Nessuno dei candidati bitontini alla Camera ce la fece ad essere eletto. Erano candidati il giornalista Antonio Cardone (Pli), Giuseppina Corallo (Partito Comunista Marxista Leninista), Vincenzo Loragno (Pli)
Al Senato, invece, la lista più votata fu quella formata da Pci e Psiup, che raggiunse 6634 voti. La Dc fu la seconda forza politica più suffragata, con 6258 voti, nonostante, nell’intero collegio, fu la prima forza politica, riuscendo ad assicurarsi l’elezione di Vito Rosa. Non ce la fecero gli altri candidati al Senato per il Collegio di Bitonto Pasquale Marinelli (Pci-Psiup), Gioacchino Giangregorio (Msi), Margherita Barnabei (Psi), Domenico Luisi (Psdi), Tangari T. (Pli), Vincenzo Loragno (Pri). Il Psi, a Bitonto, raggiunse 2412 voti, il Msi 2188, il Pri 481, il Psdi 466 e, infine, il Pli 317.
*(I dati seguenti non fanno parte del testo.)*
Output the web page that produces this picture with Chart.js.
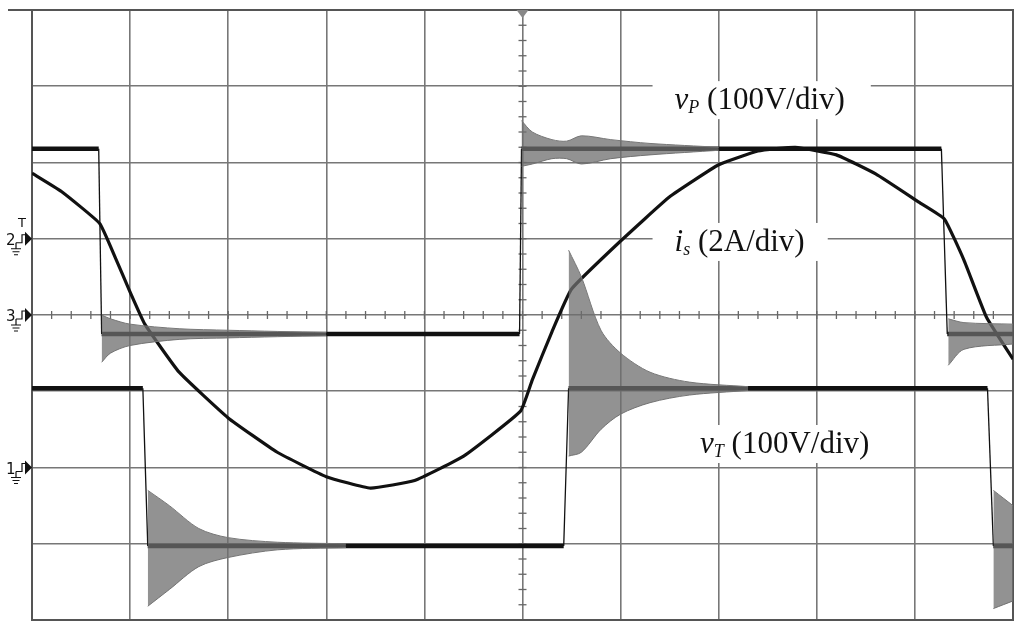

L’affluenza fu del 95,74% al Senato e del 94,87% alla Camera.
Dalla scena politica nazionale sparì Angelo Custode Masciale, che era stato senatore sin dalla III legislatura e che, comunque, si era speso in campagna elettorale per i socialisti. Nessun concittadino viene eletto al Senato. Alla Camera vengono riconfermati, per la Democrazia Cristiana, i bitontini Arcangelo Lobianco (collegio di Napoli), al suo secondo mandato, e il sempre presente Italo Giulio Caiati (nel collegio di Lecce), che di mandati ne aveva già fatti sei e che, dopo l’esperienza al ministero gli interventi straordinari nel Mezzogiorno, nel ’68 e negli ultimi mesi di legislatura, nel ’72, fu nominato, nel nuovo governo presieduto da Andreotti, ministro per i Problemi della Gioventù. Un ministero nuovo, antesignano dell’odierno ministero delle Politiche Giovanili e sorto sicuramente dopo le rivendicazioni studentesche, ma di cui Paolo Cirino Pomicino dirà ben altro, in un’intervista al Corriere della Sera rilasciata il 18 maggio 2006, dopo la formazione del governo Prodi II. Esprimendo giudizi sulla squadra di governo appena nominata e parlando di Giovanna Melandri, appena nominata al dicastero delle Politiche Giovanili, dirà: «È un flatus voci, non un ministro: le politiche giovanili le fanno i ministri per l’Economia o per il Mezzogiorno, mica lei. Mi ricorda Giulio Caiati, 1972, governo Andreotti II. Per dargli qualcosa, s’erano inventati il ministero per i Giovani. Fu oggetto di frizzi e lazzi. E alla prima crisi, cancellato: l’hanno ritirato fuori dopo 35 anni!».
La VI legislatura vide alternarsi, all’esecutivo, i governi Andreotti II, Rumor IV, Rumor V, Moro IV e Moro V, e vide l’avvento, alla presidenza della Repubblica di Sandro Pertini. Fu una legislatura particolare, in cui avvenne la fine del boom economico, con la crisi del ’73, l’intensificarsi della violenza e l’avvento di nuove tematiche e nuove modalità di impegno e partecipazione politica, di cui, il simbolo fu il referendum abrogativo sulla legge sul divorzio.